L’Europe risque de devenir un marché d’opportunisme
Marie Carlier, du département économie à l’Institut de l’élevage, a enchaîné sur les risques encourus par la filière ovine face aux accords de libre-échange entre Union européenne, Australie et Nouvelle-Zélande. Les négociations de ces deux accords ont débuté en juin 2018 et se poursuivent aujourd’hui. Ces deux pays d’Océanie se distinguent par leurs systèmes de production extrêmement compétitifs avec des prix de production bas. Pour l’Australie comme la Nouvelle-Zélande, l’élevage ovin reste très dépendant du climat et suit la pousse de l’herbe. Aussi, en cas de sécheresse dans ces pays, les abattages d’ovins augmentent drastiquement. Au niveau mondial, le marché européen est le plus rémunérateur pour les morceaux de qualité tels que les gigots et épaules mais l’accès est limité aux contingents. La Nouvelle-Zélande mise aujourd’hui massivement sur le marché chinois, très demandeur de poitrine notamment. Si les accords de libre-échange aboutissent et que la viande ovine ne bénéficie pas de protection particulière, des effets négatifs sont à prévoir. Dans le cas de la Nouvelle-Zélande, l’Europe sera un marché d’opportunisme en cas de fermeture de la Chine. « Il est difficile de prévoir l’évolution de la production ovine chinoise, souligne Philippe Chotteau, chef du département économie de l’Institut de l’élevage. Mais pour l’instant, elle est nettement inférieure à la demande. » Concernant l’Australie, les exports risquent d’augmenter si n’y a plus la barrière des taxes douanières. Pour Michèle Boudoin, il est clair que « la Commission européenne doit réfléchir à comment ne pas perdre le marché face à la Nouvelle-Zélande. Si les éleveurs ovins européens se font étouffer, des territoires vont être perdus car le mouton est souvent là où rien d’autre ne peut être mis. »

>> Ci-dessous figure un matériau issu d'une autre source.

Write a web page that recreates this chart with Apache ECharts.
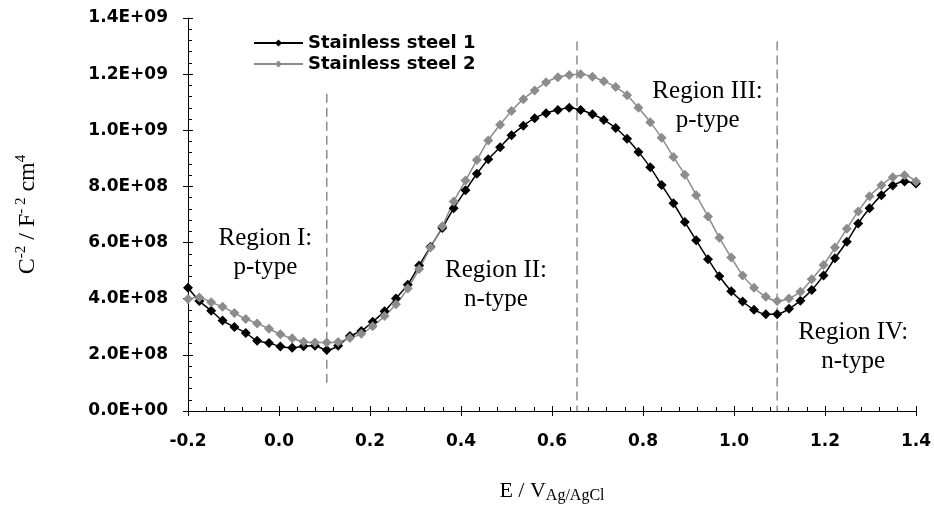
<!DOCTYPE html>
<html>
<head>
<meta charset="utf-8">
<script src="https://cdn.jsdelivr.net/npm/echarts@6/dist/echarts.min.js"></script>
<style>html,body{margin:0;padding:0;background:#fff}#chart{width:934px;height:509px}</style>
</head>
<body>
<div id="chart"></div>
<script>
// Potential (V vs Ag/AgCl)
const potentials = [-0.200,-0.175,-0.149,-0.124,-0.098,-0.073,-0.048,-0.022,0.003,0.029,0.054,0.079,0.105,0.130,0.156,0.181,0.206,0.232,0.257,0.283,0.308,0.333,0.359,0.384,0.410,0.435,0.460,0.486,0.511,0.537,0.562,0.587,0.613,0.638,0.663,0.689,0.714,0.740,0.765,0.790,0.816,0.841,0.867,0.892,0.917,0.943,0.968,0.994,1.019,1.044,1.070,1.095,1.121,1.146,1.171,1.197,1.222,1.248,1.273,1.298,1.324,1.349,1.375,1.400];
// C^-2 (F^-2 cm^4)
const steel1 = [4.39e8,3.92e8,3.57e8,3.22e8,2.99e8,2.78e8,2.50e8,2.42e8,2.30e8,2.25e8,2.31e8,2.32e8,2.17e8,2.32e8,2.67e8,2.85e8,3.18e8,3.55e8,4.01e8,4.50e8,5.18e8,5.85e8,6.52e8,7.22e8,7.86e8,8.45e8,8.97e8,9.40e8,9.82e8,10.16e8,10.43e8,10.61e8,10.72e8,10.80e8,10.72e8,10.57e8,10.37e8,10.08e8,9.70e8,9.23e8,8.68e8,8.05e8,7.40e8,6.73e8,6.08e8,5.41e8,4.80e8,4.27e8,3.90e8,3.61e8,3.45e8,3.45e8,3.64e8,3.93e8,4.31e8,4.83e8,5.44e8,6.03e8,6.68e8,7.22e8,7.69e8,8.03e8,8.18e8,8.10e8];
const steel2 = [3.99e8,4.04e8,3.87e8,3.71e8,3.49e8,3.28e8,3.12e8,2.93e8,2.73e8,2.59e8,2.47e8,2.44e8,2.44e8,2.46e8,2.60e8,2.75e8,3.02e8,3.38e8,3.80e8,4.36e8,5.06e8,5.82e8,6.58e8,7.46e8,8.21e8,8.94e8,9.64e8,10.20e8,10.69e8,11.11e8,11.42e8,11.71e8,11.89e8,11.97e8,12.00e8,11.91e8,11.75e8,11.54e8,11.25e8,10.80e8,10.29e8,9.73e8,9.05e8,8.42e8,7.69e8,6.93e8,6.17e8,5.47e8,4.83e8,4.39e8,4.07e8,3.92e8,4.01e8,4.25e8,4.69e8,5.20e8,5.82e8,6.49e8,7.11e8,7.65e8,8.04e8,8.33e8,8.40e8,8.18e8];
const seriesNames = ['Stainless steel 1', 'Stainless steel 2'];
// Region boundaries (dashed lines)
const dividerX = [0.105, 0.655, 1.095];
const dividerTop = [1.13e9, 1.316e9, 1.316e9];
const dividerBottom = [0.85e8, 0, 0];
// Region annotations
const regionText = ['Region I:\np-type', 'Region II:\nn-type', 'Region III:\np-type', 'Region IV:\nn-type'];
const regionX = [-0.03, 0.477, 0.942, 1.262];
const regionY = [5.62e8, 4.48e8, 10.87e8, 2.29e8];
// Axis ranges
const xMin = -0.2, xMax = 1.4, xStep = 0.2;
const yMin = 0, yMax = 1.4e9, yStep = 2e8;

const zip = (xs, ys) => xs.map((x, i) => [x, ys[i]]);
const labelFont = {fontFamily: 'DejaVu Sans', fontWeight: 'bold', fontSize: 17, color: '#000'};
const GRAY = '#8c8c8c';

const dividerSeries = dividerX.map((x, i) => ({
  type: 'line', silent: true, symbol: 'none', z: 1,
  data: [[x, dividerTop[i]], [x, dividerBottom[i]]],
  lineStyle: {color: GRAY, width: 1.5, type: [9, 5]}
}));

const chart = echarts.init(document.getElementById('chart'), null, {renderer: 'canvas'});
chart.setOption({
  animation: false,
  backgroundColor: '#fff',
  grid: {left: 188, right: 16, top: 18, bottom: 91, containLabel: false},
  legend: {
    data: seriesNames, orient: 'vertical', left: 248, top: 29,
    itemWidth: 49, itemHeight: 9, itemGap: 3,
    textStyle: {fontFamily: 'DejaVu Sans', fontWeight: 'bold', fontSize: 18, color: '#000'}
  },
  xAxis: [{
    type: 'value', min: xMin, max: xMax, interval: xStep,
    axisLine: {show: true, onZero: false, lineStyle: {color: '#000', width: 1}}, splitLine: {show: false},
    axisTick: {show: true, inside: false, length: 5, lineStyle: {color: '#000'}},
    axisLabel: Object.assign({margin: 22, formatter: v => v.toFixed(1)}, labelFont),
    name: '{a|E / V}{b|Ag/AgCl}', nameLocation: 'middle', nameGap: 69,
    nameTextStyle: {
      lineHeight: 28,
      rich: {
        a: {fontFamily: 'Liberation Serif', fontSize: 22, lineHeight: 24, verticalAlign: 'top', color: '#000'},
        b: {fontFamily: 'Liberation Serif', fontSize: 16, lineHeight: 16, verticalAlign: 'bottom', color: '#000'}
      }
    }
  }, {
    type: 'value', min: xMin, max: xMax, interval: xStep, position: 'bottom',
    axisLine: {show: false, onZero: false}, splitLine: {show: false}, axisLabel: {show: false},
    axisTick: {show: true, inside: true, length: 5, lineStyle: {color: '#000'}},
    minorTick: {show: true, splitNumber: 5, length: 4, lineStyle: {color: '#000'}}
  }],
  yAxis: [{
    type: 'value', min: yMin, max: yMax, interval: yStep,
    axisLine: {show: true, onZero: false, lineStyle: {color: '#000', width: 1}}, splitLine: {show: false},
    axisTick: {show: true, inside: false, length: 5, lineStyle: {color: '#000'}},
    axisLabel: Object.assign({margin: 20, formatter: v => v === 0 ? '0.0E+00' : v.toExponential(1).replace(/e\+(\d)$/, 'E+0$1').replace(/e\+(\d\d)$/, 'E+$1')}, labelFont),
    name: '{m|C}{s|-2}{m| / F}{s|- 2}{m| cm}{s|4}', nameLocation: 'middle', nameGap: 148,
    nameTextStyle: {
      lineHeight: 30,
      rich: {
        m: {fontFamily: 'Liberation Serif', fontSize: 24, lineHeight: 24, verticalAlign: 'bottom', color: '#000'},
        s: {fontFamily: 'Liberation Serif', fontSize: 15, lineHeight: 26, verticalAlign: 'top', color: '#000'}
      }
    }
  }, {
    type: 'value', min: yMin, max: yMax, interval: yStep, position: 'left',
    axisLine: {show: false, onZero: false}, splitLine: {show: false}, axisLabel: {show: false},
    axisTick: {show: true, inside: true, length: 5, lineStyle: {color: '#000'}},
    minorTick: {show: true, splitNumber: 5, length: 4, lineStyle: {color: '#000'}}
  }],
  series: dividerSeries.concat([
    {
      name: seriesNames[0], type: 'line', data: zip(potentials, steel1),
      symbol: 'diamond', symbolSize: 10, smooth: 0.3, z: 3,
      itemStyle: {color: '#000'}, lineStyle: {color: '#000', width: 1.5}
    },
    {
      name: seriesNames[1], type: 'line', data: zip(potentials, steel2),
      symbol: 'diamond', symbolSize: 10, smooth: 0.3, z: 3,
      itemStyle: {color: GRAY}, lineStyle: {color: GRAY, width: 1.5}
    },
    {
      type: 'scatter', silent: true, symbolSize: 0, z: 5,
      itemStyle: {opacity: 1},
      data: regionX.map((x, i) => ({value: [x, regionY[i]], text: regionText[i]})),
      label: {
        show: true, position: 'inside', align: 'center', verticalAlign: 'middle',
        formatter: p => p.data.text,
        fontFamily: 'Liberation Serif', fontSize: 25, lineHeight: 29, color: '#000'
      }
    }
  ])
});
</script>
</body>
</html>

La technologie doit aider l’éleveur, pas le stresser
L’incontournable question du loup a bien sûr été abordée. Michel Meuret, directeur de recherche à l’Inra, a tenté d’expliquer l’échec des moyens de protection mis en œuvre en France et les pistes pour remédier à cette situation et éviter de la reproduire sur les nouveaux fronts de colonisation du prédateur. « Il faut que le loup associe à nouveau présence humaine et danger et, à ce moment-là, chiens, clôtures, lumières, etc. reprendront tout leur sens », appuie-t-il. Deux ingénieurs de l’Institut de l’élevage ont dressé la liste des innovations numériques qui enrichissent ou enrichiront le travail en élevage ovin. « Avant de se lancer dans un investissement de ce type, il faut évaluer la valeur d’une brebis et d’un agneau, que cela soit cohérent avec le montant à investir, détaille Jean-Marc Gautier, chef du service « Capteurs, équipements et bâtiments ». Il faut aussi que ce soit adapté à la taille du troupeau et à au type de système. Enfin tous les appareils ne sont pas forcément conçus pour l’élevage ovin, il faut bien avoir ça à l’esprit. » Les appareils pour soulager l’éleveur au quotidien et faciliter la surveillance du troupeau sont par ailleurs nombreux, comme le souligne Denis Gautier, responsable de la ferme expérimentale du Ciirpo. « Nous avons testé le pistolet drogueur automatique qui s’adapte au poids des animaux, il y a la géolocalisation des animaux au pâturage qui permet à l’éleveur de surveiller sur son téléphone ses bêtes, ou encore les clôtures virtuelles. » Dans la salle, on s’inquiète néanmoins de l’hyper-connexion de l’éleveur de demain. « Il faut que cela reste une aide et non pas une charge en plus qui stresse l’éleveur », conclut Michèle Boudoin.
L’agneau français est plus tendre que celui d’import
En ce qui concerne la consommation d’agneau en France, Christophe Denoyelle en a étudié les tendances. « La génération Y ou millenials, ceux nés entre 1980 et 2000 sont hyperconnectés, veulent être le plus indépendants possible et sont très sensibles à ce qu’ils mangent », explique le chef de service « qualité des carcasses et des viandes » à l’Institut de l’élevage. Globalement, la viande souffre, avec de moins en moins d’achat. Pour la viande ovine, double peine car il y a aussi de moins en moins d’acheteurs, ceux-ci étant majoritairement âgés. Un des enjeux principaux et de parvenir à produire de la qualité de manière constante. Et prouver la différence entre la viande française, « fraîche » et la viande d’import, qui se conserve plus longtemps. Celle-ci ayant été maturée plus longtemps, elle donne une texture plus dure ce qui peut être une des causes du rejet que peut avoir le consommateur de la viande d’agneau.